**WHAT THE TASK ASKS**
Print, word for word, the opening line of the data below and every line after it through the line that contains "const markedIdx = [0, 40];", but not the pictures.
....
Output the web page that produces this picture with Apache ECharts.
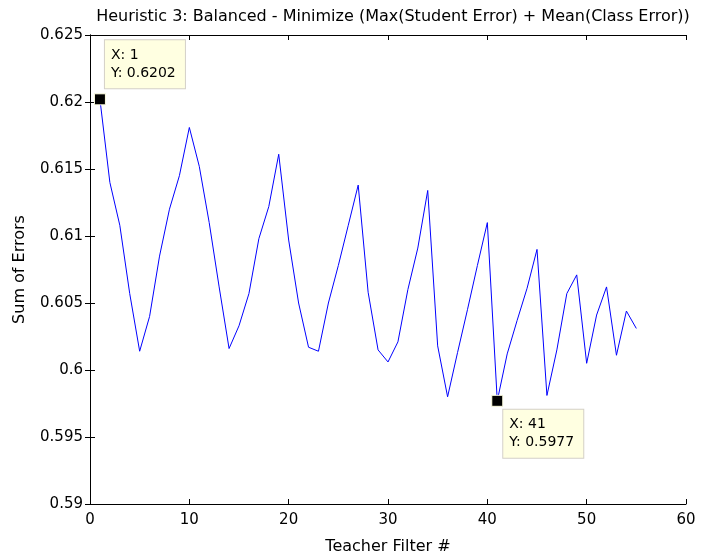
<!DOCTYPE html>
<html><head><meta charset="utf-8">
<script src="https://cdn.jsdelivr.net/npm/echarts@6/dist/echarts.min.js"></script>
<style>html,body{margin:0;padding:0;background:#fff}#c{width:702px;height:554px}</style>
</head><body><div id="c"></div>
<script>
const titleText = 'Heuristic 3: Balanced - Minimize (Max(Student Error) + Mean(Class Error))';
const xName = 'Teacher Filter #';
const yName = 'Sum of Errors';
const filters = [1,2,3,4,5,6,7,8,9,10,11,12,13,14,15,16,17,18,19,20,21,22,23,24,25,26,27,28,29,30,31,32,33,34,35,36,37,38,39,40,41,42,43,44,45,46,47,48,49,50,51,52,53,54,55];
const errors = [0.6202,0.6140,0.6108,0.6057,0.6014,0.6040,0.6085,0.6120,0.6145,0.6181,
  0.6152,0.6110,0.6062,0.6016,0.6033,0.6057,0.6098,0.6122,0.6161,0.6097,
  0.6050,0.6017,0.6014,0.6050,0.6078,0.6108,0.6138,0.6058,0.6015,0.6006,
  0.6021,0.6060,0.6091,0.6134,0.6018,0.5980,0.6013,0.6045,0.6078,0.6110,
  0.5977,0.6012,0.6037,0.6061,0.6090,0.5981,0.6015,0.6057,0.6071,0.6005,
  0.6041,0.6062,0.6011,0.6044,0.6031];
const markedIdx = [0, 40];

const font = '"DejaVu Sans",Arial,sans-serif';
const chart = echarts.init(document.getElementById('c'));
const fmtY = v => parseFloat(v.toFixed(3)).toString();
const axisCommon = {
  axisLine:{show:true,lineStyle:{color:'#000',width:1}},
  axisTick:{show:true,inside:true,length:5,lineStyle:{color:'#000'}},
  splitLine:{show:false}
};
const labelPos = [[11,-53],[12,15]];
chart.setOption({
  animation:false,
  title:{text:titleText,left:388,top:4,textAlign:'center',
    textStyle:{fontFamily:font,fontSize:16,fontWeight:'normal',color:'#000'}},
  grid:{left:90,right:16,top:35,bottom:50,containLabel:false,outerBoundsMode:'none'},
  xAxis:[
    Object.assign({type:'value',min:0,max:60,interval:10,position:'bottom',
      name:xName,nameLocation:'middle',nameGap:35,
      nameTextStyle:{fontFamily:font,fontSize:16,color:'#000'},
      axisLabel:{fontFamily:font,fontSize:15,color:'#000',margin:9}},axisCommon),
    Object.assign({type:'value',min:0,max:60,interval:10,position:'top',
      axisLabel:{show:false}},axisCommon)
  ],
  yAxis:[
    Object.assign({type:'value',min:0.59,max:0.625,interval:0.005,position:'left',
      name:yName,nameLocation:'middle',nameGap:62,
      nameTextStyle:{fontFamily:font,fontSize:16,color:'#000'},
      axisLabel:{fontFamily:font,fontSize:15,color:'#000',margin:7,formatter:fmtY}},axisCommon),
    Object.assign({type:'value',min:0.59,max:0.625,interval:0.005,position:'right',
      axisLabel:{show:false}},axisCommon)
  ],
  series:[{
    type:'line',
    data:filters.map((x,i)=>[x,errors[i]]),
    showSymbol:false,
    lineStyle:{color:'#0000ff',width:1},
    markPoint:{
      symbol:'rect',symbolSize:11,
      itemStyle:{color:'#000',borderColor:'#ffffe1',borderWidth:1},
      data:markedIdx.map((i,k)=>({
        coord:[filters[i],errors[i]],
        label:{show:true,position:labelPos[k],
          formatter:'X: '+filters[i]+'\nY: '+errors[i].toFixed(4),
          fontFamily:font,fontSize:14,color:'#000',lineHeight:18,
          backgroundColor:'#ffffe1',borderColor:'#d4d0c8',borderWidth:1,
          padding:[6,5,6,6],width:69,align:'left'}
      }))
    }
  }]
});
</script></body></html>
....
**TASK RESULT**
Output the web page that produces this picture with Apache ECharts.
<!DOCTYPE html>
<html><head><meta charset="utf-8">
<script src="https://cdn.jsdelivr.net/npm/echarts@6/dist/echarts.min.js"></script>
<style>html,body{margin:0;padding:0;background:#fff}#c{width:702px;height:554px}</style>
</head><body><div id="c"></div>
<script>
const titleText = 'Heuristic 3: Balanced - Minimize (Max(Student Error) + Mean(Class Error))';
const xName = 'Teacher Filter #';
const yName = 'Sum of Errors';
const filters = [1,2,3,4,5,6,7,8,9,10,11,12,13,14,15,16,17,18,19,20,21,22,23,24,25,26,27,28,29,30,31,32,33,34,35,36,37,38,39,40,41,42,43,44,45,46,47,48,49,50,51,52,53,54,55];
const errors = [0.6202,0.6140,0.6108,0.6057,0.6014,0.6040,0.6085,0.6120,0.6145,0.6181,
  0.6152,0.6110,0.6062,0.6016,0.6033,0.6057,0.6098,0.6122,0.6161,0.6097,
  0.6050,0.6017,0.6014,0.6050,0.6078,0.6108,0.6138,0.6058,0.6015,0.6006,
  0.6021,0.6060,0.6091,0.6134,0.6018,0.5980,0.6013,0.6045,0.6078,0.6110,
  0.5977,0.6012,0.6037,0.6061,0.6090,0.5981,0.6015,0.6057,0.6071,0.6005,
  0.6041,0.6062,0.6011,0.6044,0.6031];
const markedIdx = [0, 40];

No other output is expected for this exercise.